Transcribe all of the data exactly. Omit the pictures.

= Source material =
:::::

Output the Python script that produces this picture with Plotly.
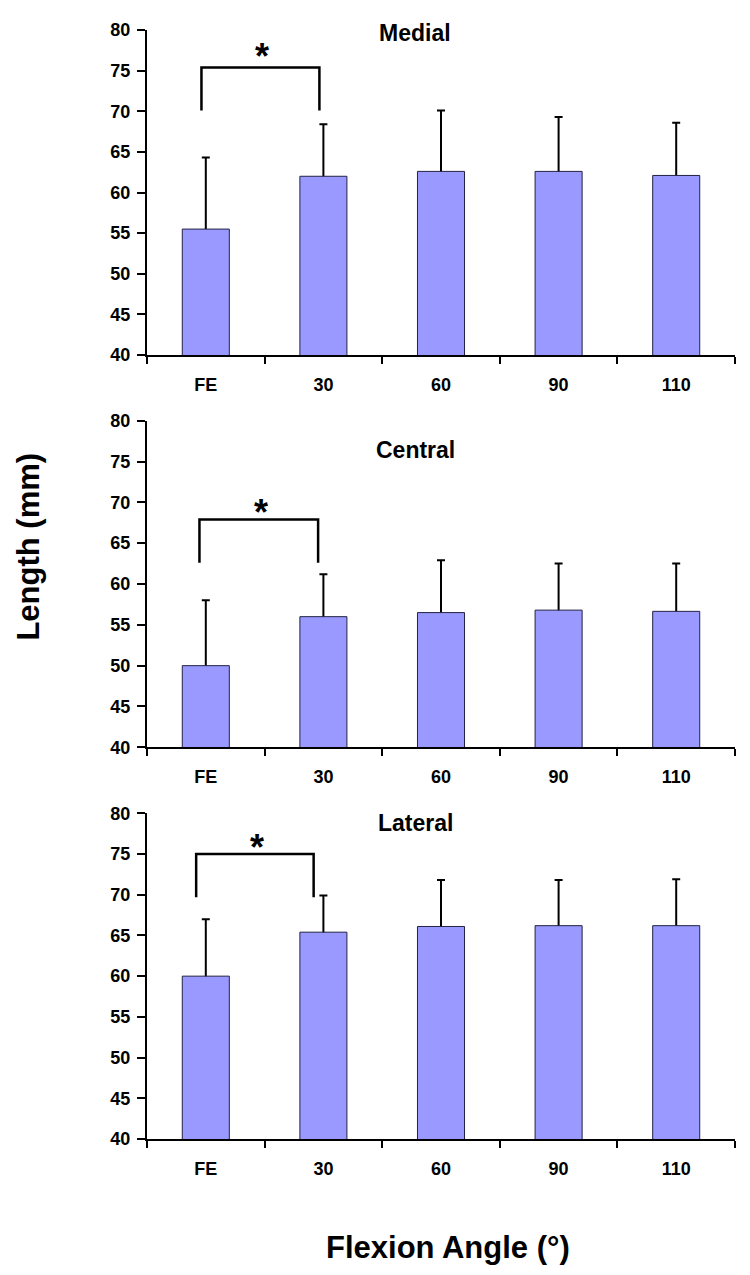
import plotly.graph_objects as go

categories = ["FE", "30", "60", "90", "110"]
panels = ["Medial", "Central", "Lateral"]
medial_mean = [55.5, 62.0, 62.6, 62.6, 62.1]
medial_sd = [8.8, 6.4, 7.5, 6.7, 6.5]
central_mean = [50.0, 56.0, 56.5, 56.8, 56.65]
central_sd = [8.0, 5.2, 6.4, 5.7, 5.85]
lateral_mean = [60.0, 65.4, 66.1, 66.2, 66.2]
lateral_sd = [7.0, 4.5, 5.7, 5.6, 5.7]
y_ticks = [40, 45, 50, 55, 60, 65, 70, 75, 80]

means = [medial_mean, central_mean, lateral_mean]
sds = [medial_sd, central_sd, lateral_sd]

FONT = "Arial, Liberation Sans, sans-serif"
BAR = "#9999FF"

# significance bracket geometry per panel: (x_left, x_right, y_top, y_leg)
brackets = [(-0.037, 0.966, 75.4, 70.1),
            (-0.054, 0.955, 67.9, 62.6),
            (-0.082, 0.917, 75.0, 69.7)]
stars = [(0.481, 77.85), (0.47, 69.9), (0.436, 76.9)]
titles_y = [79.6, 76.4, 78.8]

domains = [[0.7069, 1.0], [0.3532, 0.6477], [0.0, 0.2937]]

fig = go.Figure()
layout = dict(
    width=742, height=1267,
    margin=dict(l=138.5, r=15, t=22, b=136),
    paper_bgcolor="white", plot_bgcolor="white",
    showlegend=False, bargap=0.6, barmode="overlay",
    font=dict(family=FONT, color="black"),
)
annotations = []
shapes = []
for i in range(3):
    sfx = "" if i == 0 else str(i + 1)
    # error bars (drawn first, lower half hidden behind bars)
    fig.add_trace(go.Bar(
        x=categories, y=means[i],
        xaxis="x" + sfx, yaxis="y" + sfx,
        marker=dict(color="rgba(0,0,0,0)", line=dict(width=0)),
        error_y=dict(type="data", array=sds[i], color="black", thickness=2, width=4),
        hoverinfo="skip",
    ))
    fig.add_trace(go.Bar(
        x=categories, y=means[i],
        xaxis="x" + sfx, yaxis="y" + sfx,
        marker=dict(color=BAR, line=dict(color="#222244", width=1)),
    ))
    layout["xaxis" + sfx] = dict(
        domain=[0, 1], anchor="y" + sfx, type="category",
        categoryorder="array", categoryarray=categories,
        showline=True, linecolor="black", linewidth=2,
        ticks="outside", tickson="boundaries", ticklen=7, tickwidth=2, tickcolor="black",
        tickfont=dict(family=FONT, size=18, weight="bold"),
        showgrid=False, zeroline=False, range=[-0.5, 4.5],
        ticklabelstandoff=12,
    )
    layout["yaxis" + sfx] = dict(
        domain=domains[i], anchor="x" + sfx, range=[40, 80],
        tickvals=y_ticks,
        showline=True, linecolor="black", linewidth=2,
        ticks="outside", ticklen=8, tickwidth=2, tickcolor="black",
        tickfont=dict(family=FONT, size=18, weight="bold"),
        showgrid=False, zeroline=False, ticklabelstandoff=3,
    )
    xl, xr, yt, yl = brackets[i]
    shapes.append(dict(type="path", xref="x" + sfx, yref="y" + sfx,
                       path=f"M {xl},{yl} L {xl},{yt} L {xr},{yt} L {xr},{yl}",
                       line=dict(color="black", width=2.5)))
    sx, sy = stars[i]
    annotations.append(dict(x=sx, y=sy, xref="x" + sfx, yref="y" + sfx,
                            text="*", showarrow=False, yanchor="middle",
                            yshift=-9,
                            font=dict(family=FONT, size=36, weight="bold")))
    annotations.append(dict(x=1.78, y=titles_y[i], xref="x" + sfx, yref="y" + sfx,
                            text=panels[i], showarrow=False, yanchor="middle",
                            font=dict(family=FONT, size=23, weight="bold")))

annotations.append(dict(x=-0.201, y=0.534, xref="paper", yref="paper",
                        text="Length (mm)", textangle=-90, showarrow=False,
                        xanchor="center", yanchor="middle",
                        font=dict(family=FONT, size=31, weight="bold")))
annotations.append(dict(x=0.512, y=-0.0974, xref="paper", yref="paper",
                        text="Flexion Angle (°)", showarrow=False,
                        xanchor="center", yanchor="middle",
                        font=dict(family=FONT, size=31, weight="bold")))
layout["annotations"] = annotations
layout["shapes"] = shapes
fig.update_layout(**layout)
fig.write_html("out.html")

:::::

= Task answer =
Output the Python script that produces this picture with Plotly.
import plotly.graph_objects as go

categories = ["FE", "30", "60", "90", "110"]
panels = ["Medial", "Central", "Lateral"]
medial_mean = [55.5, 62.0, 62.6, 62.6, 62.1]
medial_sd = [8.8, 6.4, 7.5, 6.7, 6.5]
central_mean = [50.0, 56.0, 56.5, 56.8, 56.65]
central_sd = [8.0, 5.2, 6.4, 5.7, 5.85]
lateral_mean = [60.0, 65.4, 66.1, 66.2, 66.2]
lateral_sd = [7.0, 4.5, 5.7, 5.6, 5.7]
y_ticks = [40, 45, 50, 55, 60, 65, 70, 75, 80]

means = [medial_mean, central_mean, lateral_mean]
sds = [medial_sd, central_sd, lateral_sd]

FONT = "Arial, Liberation Sans, sans-serif"
BAR = "#9999FF"

# significance bracket geometry per panel: (x_left, x_right, y_top, y_leg)
brackets = [(-0.037, 0.966, 75.4, 70.1),
            (-0.054, 0.955, 67.9, 62.6),
            (-0.082, 0.917, 75.0, 69.7)]
stars = [(0.481, 77.85), (0.47, 69.9), (0.436, 76.9)]
titles_y = [79.6, 76.4, 78.8]

domains = [[0.7069, 1.0], [0.3532, 0.6477], [0.0, 0.2937]]

fig = go.Figure()
layout = dict(
    width=742, height=1267,
    margin=dict(l=138.5, r=15, t=22, b=136),
    paper_bgcolor="white", plot_bgcolor="white",
    showlegend=False, bargap=0.6, barmode="overlay",
    font=dict(family=FONT, color="black"),
)
annotations = []
shapes = []
for i in range(3):
    sfx = "" if i == 0 else str(i + 1)
    # error bars (drawn first, lower half hidden behind bars)
    fig.add_trace(go.Bar(
        x=categories, y=means[i],
        xaxis="x" + sfx, yaxis="y" + sfx,
        marker=dict(color="rgba(0,0,0,0)", line=dict(width=0)),
        error_y=dict(type="data", array=sds[i], color="black", thickness=2, width=4),
        hoverinfo="skip",
    ))
    fig.add_trace(go.Bar(
        x=categories, y=means[i],
        xaxis="x" + sfx, yaxis="y" + sfx,
        marker=dict(color=BAR, line=dict(color="#222244", width=1)),
    ))
    layout["xaxis" + sfx] = dict(
        domain=[0, 1], anchor="y" + sfx, type="category",
        categoryorder="array", categoryarray=categories,
        showline=True, linecolor="black", linewidth=2,
        ticks="outside", tickson="boundaries", ticklen=7, tickwidth=2, tickcolor="black",
        tickfont=dict(family=FONT, size=18, weight="bold"),
        showgrid=False, zeroline=False, range=[-0.5, 4.5],
        ticklabelstandoff=12,
    )
    layout["yaxis" + sfx] = dict(
        domain=domains[i], anchor="x" + sfx, range=[40, 80],
        tickvals=y_ticks,
        showline=True, linecolor="black", linewidth=2,
        ticks="outside", ticklen=8, tickwidth=2, tickcolor="black",
        tickfont=dict(family=FONT, size=18, weight="bold"),
        showgrid=False, zeroline=False, ticklabelstandoff=3,
    )
    xl, xr, yt, yl = brackets[i]
    shapes.append(dict(type="path", xref="x" + sfx, yref="y" + sfx,
                       path=f"M {xl},{yl} L {xl},{yt} L {xr},{yt} L {xr},{yl}",
                       line=dict(color="black", width=2.5)))
    sx, sy = stars[i]
    annotations.append(dict(x=sx, y=sy, xref="x" + sfx, yref="y" + sfx,
                            text="*", showarrow=False, yanchor="middle",
                            yshift=-9,
                            font=dict(family=FONT, size=36, weight="bold")))
    annotations.append(dict(x=1.78, y=titles_y[i], xref="x" + sfx, yref="y" + sfx,
                            text=panels[i], showarrow=False, yanchor="middle",
                            font=dict(family=FONT, size=23, weight="bold")))

annotations.append(dict(x=-0.201, y=0.534, xref="paper", yref="paper",
                        text="Length (mm)", textangle=-90, showarrow=False,
                        xanchor="center", yanchor="middle",
                        font=dict(family=FONT, size=31, weight="bold")))
annotations.append(dict(x=0.512, y=-0.0974, xref="paper", yref="paper",
                        text="Flexion Angle (°)", showarrow=False,
                        xanchor="center", yanchor="middle",
                        font=dict(family=FONT, size=31, weight="bold")))
layout["annotations"] = annotations
layout["shapes"] = shapes
fig.update_layout(**layout)
fig.write_html("out.html")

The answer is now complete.